**WORK TO COMPLETE**:
What is to be printed is the span of lines starting at the one containing "Write the Plotly code for this chart." and ending at the one containing "-30.04, -30.02, -29.95]", reproduced exactly with pictures left out.

**SUPPLIED MATERIAL**:
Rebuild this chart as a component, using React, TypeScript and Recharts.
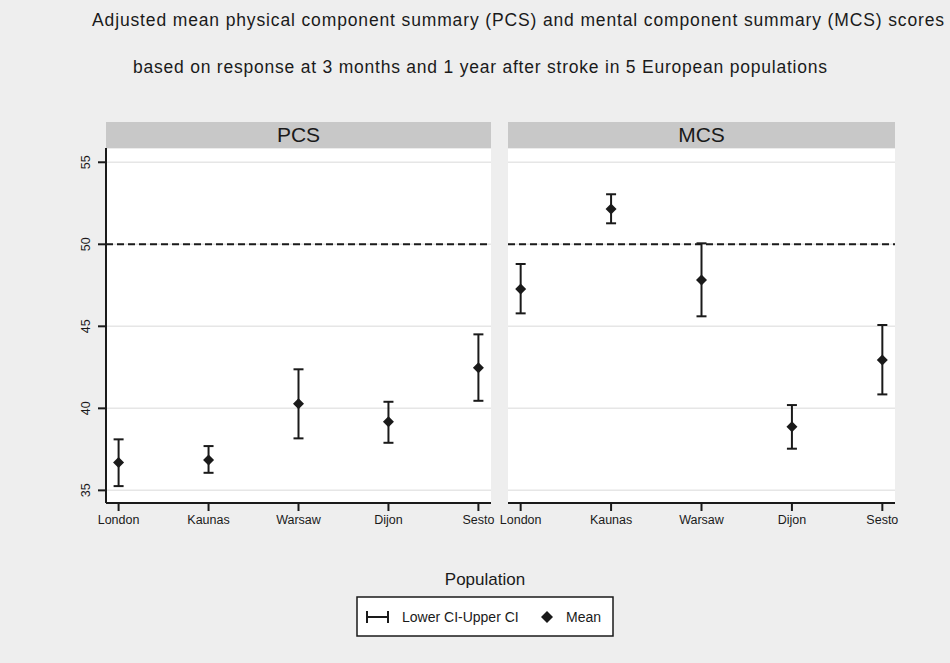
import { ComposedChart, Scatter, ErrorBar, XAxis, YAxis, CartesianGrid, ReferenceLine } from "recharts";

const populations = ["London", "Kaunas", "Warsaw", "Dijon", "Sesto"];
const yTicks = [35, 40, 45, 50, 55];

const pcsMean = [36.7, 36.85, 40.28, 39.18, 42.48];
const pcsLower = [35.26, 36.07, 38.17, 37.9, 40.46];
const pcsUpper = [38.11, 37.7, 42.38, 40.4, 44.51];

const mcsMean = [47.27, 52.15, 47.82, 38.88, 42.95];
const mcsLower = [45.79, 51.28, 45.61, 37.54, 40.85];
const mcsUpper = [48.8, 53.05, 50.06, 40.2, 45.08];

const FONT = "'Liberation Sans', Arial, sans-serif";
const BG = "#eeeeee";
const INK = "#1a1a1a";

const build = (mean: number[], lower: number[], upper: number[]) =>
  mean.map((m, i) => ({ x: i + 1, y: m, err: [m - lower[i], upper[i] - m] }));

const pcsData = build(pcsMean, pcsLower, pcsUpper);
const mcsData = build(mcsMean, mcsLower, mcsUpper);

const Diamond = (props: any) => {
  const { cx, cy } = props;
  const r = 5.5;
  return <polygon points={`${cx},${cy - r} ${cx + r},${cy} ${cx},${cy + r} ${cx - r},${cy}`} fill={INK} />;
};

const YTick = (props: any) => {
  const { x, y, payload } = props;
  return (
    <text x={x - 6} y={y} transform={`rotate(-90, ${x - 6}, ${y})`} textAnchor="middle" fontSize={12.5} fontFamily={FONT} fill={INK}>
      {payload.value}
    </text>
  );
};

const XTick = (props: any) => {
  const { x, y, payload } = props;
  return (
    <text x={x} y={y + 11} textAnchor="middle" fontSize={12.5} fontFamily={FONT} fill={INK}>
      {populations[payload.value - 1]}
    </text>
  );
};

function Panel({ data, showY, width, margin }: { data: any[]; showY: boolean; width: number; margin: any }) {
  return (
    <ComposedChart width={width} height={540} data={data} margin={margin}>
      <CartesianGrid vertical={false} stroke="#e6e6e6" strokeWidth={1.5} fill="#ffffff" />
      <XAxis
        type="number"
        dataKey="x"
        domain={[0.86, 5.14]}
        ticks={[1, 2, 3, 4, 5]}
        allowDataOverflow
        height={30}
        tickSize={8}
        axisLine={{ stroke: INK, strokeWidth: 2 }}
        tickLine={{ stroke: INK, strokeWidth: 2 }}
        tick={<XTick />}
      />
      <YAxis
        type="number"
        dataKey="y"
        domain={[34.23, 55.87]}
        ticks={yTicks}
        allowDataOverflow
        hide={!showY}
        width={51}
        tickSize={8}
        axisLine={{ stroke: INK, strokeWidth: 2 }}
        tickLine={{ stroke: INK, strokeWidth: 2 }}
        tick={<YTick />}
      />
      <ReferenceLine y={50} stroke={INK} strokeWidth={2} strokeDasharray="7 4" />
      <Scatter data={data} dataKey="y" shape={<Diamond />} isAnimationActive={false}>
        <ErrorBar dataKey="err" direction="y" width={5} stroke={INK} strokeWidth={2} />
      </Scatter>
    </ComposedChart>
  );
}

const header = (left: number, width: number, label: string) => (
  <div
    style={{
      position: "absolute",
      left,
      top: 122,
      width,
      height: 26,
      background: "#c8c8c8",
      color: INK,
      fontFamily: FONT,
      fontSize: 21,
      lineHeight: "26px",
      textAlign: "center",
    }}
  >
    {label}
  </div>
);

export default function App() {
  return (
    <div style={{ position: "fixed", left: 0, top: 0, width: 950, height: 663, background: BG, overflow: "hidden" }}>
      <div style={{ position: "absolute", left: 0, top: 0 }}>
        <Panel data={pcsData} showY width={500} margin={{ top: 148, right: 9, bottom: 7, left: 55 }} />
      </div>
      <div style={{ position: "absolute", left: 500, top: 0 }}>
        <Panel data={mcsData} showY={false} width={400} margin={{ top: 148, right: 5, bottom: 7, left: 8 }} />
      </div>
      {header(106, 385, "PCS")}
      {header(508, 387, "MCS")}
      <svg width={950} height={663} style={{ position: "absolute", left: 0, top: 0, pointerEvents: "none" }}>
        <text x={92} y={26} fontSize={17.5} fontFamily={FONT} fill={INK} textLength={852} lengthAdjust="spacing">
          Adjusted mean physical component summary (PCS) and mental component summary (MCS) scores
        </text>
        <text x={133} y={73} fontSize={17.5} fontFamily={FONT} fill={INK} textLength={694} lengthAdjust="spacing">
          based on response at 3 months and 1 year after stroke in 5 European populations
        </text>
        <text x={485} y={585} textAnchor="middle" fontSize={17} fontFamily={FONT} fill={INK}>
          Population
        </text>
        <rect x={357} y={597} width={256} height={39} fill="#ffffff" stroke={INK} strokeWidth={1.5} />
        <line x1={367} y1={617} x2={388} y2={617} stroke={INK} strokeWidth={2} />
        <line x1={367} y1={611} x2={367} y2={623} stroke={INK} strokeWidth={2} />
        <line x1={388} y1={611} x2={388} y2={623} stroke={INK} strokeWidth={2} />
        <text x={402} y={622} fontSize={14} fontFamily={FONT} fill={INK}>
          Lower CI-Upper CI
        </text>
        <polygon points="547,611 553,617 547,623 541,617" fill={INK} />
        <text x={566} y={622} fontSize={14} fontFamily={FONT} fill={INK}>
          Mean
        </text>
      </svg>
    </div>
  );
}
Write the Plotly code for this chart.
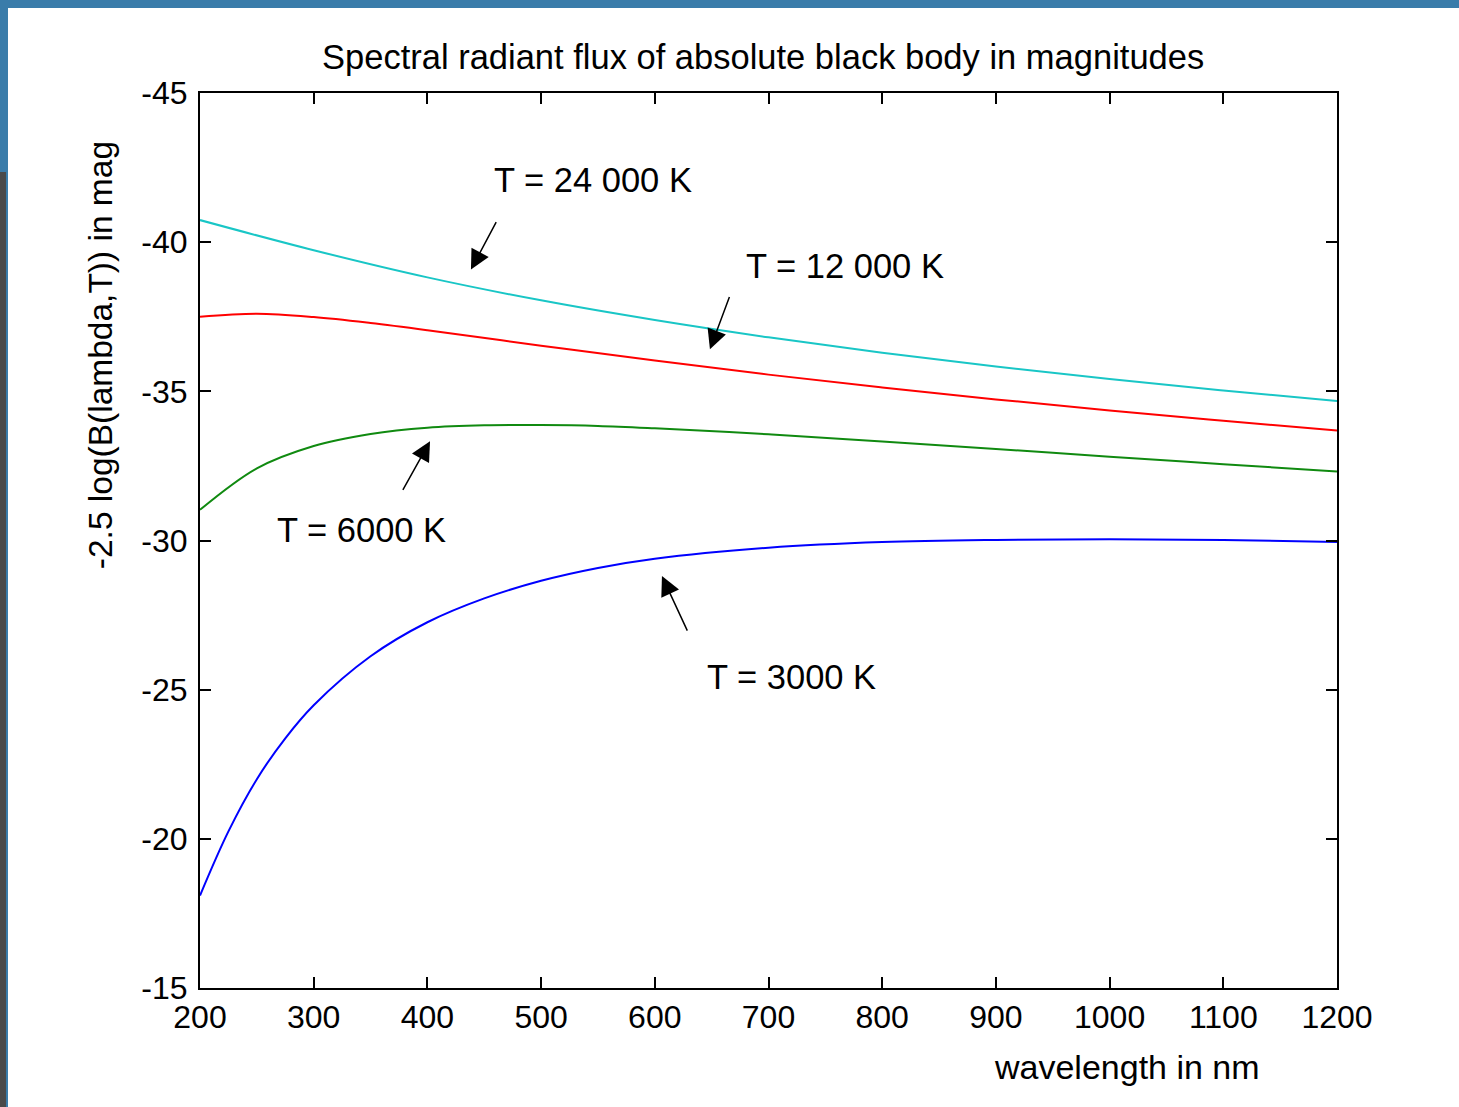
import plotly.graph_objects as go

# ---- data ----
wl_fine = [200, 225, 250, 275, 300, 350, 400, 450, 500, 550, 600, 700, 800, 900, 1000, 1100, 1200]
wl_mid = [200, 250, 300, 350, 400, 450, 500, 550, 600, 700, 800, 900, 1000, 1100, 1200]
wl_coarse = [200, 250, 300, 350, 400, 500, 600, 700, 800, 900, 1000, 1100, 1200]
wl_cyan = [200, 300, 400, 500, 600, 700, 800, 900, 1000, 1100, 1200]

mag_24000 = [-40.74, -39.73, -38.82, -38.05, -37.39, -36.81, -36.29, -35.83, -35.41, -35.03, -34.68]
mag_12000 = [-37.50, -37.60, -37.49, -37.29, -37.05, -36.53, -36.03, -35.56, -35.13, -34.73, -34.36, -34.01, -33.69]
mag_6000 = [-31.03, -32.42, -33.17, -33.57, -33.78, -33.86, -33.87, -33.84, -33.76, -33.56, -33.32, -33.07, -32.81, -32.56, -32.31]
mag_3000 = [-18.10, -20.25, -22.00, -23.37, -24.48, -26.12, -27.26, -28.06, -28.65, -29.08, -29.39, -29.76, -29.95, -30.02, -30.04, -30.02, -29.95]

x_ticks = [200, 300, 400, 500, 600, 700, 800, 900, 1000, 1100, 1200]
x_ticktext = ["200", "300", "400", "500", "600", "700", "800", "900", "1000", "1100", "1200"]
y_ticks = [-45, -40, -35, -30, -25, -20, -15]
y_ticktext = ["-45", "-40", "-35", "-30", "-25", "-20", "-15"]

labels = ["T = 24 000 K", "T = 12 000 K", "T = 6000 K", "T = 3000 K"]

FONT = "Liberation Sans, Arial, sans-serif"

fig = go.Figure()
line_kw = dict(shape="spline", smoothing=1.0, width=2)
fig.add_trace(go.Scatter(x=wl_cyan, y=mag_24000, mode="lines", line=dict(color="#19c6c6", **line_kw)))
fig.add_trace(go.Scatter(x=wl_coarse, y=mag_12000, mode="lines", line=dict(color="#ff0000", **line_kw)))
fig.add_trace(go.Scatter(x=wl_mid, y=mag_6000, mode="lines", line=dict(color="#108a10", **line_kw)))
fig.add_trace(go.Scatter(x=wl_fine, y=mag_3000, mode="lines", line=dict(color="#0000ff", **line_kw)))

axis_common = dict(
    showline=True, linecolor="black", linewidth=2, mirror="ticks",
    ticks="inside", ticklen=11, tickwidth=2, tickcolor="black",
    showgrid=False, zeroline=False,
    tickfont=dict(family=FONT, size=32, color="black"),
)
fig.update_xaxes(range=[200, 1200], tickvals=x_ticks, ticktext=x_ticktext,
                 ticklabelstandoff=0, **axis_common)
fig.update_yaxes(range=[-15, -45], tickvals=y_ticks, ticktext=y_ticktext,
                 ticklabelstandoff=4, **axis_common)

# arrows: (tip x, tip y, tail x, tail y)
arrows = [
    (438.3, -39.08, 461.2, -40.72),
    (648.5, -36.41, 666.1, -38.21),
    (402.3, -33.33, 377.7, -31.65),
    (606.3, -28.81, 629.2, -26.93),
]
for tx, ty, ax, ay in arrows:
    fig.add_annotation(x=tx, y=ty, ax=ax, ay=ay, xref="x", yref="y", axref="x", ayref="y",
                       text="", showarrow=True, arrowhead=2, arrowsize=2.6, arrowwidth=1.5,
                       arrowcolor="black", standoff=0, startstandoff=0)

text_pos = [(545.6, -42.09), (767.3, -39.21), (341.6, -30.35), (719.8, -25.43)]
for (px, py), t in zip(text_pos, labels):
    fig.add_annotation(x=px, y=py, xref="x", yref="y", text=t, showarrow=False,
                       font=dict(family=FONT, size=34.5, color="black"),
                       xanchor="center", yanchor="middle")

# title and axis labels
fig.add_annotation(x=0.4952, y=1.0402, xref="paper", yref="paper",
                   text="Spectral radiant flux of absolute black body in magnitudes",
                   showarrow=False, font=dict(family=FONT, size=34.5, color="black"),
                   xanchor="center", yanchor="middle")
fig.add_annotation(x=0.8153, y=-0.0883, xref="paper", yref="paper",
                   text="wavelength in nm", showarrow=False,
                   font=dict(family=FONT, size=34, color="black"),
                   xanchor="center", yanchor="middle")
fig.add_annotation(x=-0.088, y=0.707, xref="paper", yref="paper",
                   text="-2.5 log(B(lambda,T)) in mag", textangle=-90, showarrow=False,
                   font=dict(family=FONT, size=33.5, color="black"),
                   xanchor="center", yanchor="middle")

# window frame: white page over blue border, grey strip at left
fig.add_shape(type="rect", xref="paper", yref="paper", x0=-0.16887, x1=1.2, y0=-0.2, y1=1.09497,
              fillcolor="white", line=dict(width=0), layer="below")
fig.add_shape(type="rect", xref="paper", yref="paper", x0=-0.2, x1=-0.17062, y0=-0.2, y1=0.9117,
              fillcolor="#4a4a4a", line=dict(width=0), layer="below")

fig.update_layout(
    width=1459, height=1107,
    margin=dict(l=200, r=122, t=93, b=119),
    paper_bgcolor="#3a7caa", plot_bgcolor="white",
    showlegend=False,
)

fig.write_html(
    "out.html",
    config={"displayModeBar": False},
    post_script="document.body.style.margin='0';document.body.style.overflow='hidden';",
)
==
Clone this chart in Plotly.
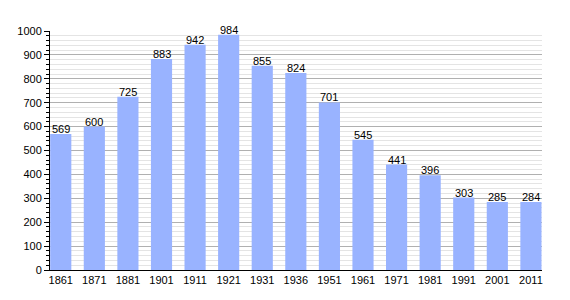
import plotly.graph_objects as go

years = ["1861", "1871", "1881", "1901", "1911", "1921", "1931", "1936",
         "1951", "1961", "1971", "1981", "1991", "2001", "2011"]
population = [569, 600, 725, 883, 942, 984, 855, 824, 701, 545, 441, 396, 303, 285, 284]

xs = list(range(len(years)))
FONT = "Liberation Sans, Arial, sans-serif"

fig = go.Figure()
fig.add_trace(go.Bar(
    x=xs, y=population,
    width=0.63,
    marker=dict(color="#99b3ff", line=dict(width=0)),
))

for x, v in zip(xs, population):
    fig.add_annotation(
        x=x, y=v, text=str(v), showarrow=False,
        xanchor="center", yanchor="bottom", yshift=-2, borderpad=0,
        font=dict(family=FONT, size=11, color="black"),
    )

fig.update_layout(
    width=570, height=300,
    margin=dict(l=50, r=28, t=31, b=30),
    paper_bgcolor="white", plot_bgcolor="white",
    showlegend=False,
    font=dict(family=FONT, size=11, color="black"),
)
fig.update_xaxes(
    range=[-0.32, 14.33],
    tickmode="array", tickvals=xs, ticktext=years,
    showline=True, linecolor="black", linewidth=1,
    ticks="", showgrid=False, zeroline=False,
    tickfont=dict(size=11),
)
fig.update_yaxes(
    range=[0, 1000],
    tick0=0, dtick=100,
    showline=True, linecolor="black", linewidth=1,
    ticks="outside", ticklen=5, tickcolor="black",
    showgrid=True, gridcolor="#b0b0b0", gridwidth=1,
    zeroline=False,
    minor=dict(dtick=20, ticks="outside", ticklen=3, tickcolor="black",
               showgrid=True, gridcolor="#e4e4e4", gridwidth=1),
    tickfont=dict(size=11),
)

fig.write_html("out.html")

**THE RESPONSE**:
Write the Plotly code for this chart.
import plotly.graph_objects as go

# ---- data ----
wl_fine = [200, 225, 250, 275, 300, 350, 400, 450, 500, 550, 600, 700, 800, 900, 1000, 1100, 1200]
wl_mid = [200, 250, 300, 350, 400, 450, 500, 550, 600, 700, 800, 900, 1000, 1100, 1200]
wl_coarse = [200, 250, 300, 350, 400, 500, 600, 700, 800, 900, 1000, 1100, 1200]
wl_cyan = [200, 300, 400, 500, 600, 700, 800, 900, 1000, 1100, 1200]

mag_24000 = [-40.74, -39.73, -38.82, -38.05, -37.39, -36.81, -36.29, -35.83, -35.41, -35.03, -34.68]
mag_12000 = [-37.50, -37.60, -37.49, -37.29, -37.05, -36.53, -36.03, -35.56, -35.13, -34.73, -34.36, -34.01, -33.69]
mag_6000 = [-31.03, -32.42, -33.17, -33.57, -33.78, -33.86, -33.87, -33.84, -33.76, -33.56, -33.32, -33.07, -32.81, -32.56, -32.31]
mag_3000 = [-18.10, -20.25, -22.00, -23.37, -24.48, -26.12, -27.26, -28.06, -28.65, -29.08, -29.39, -29.76, -29.95, -30.02, -30.04, -30.02, -29.95]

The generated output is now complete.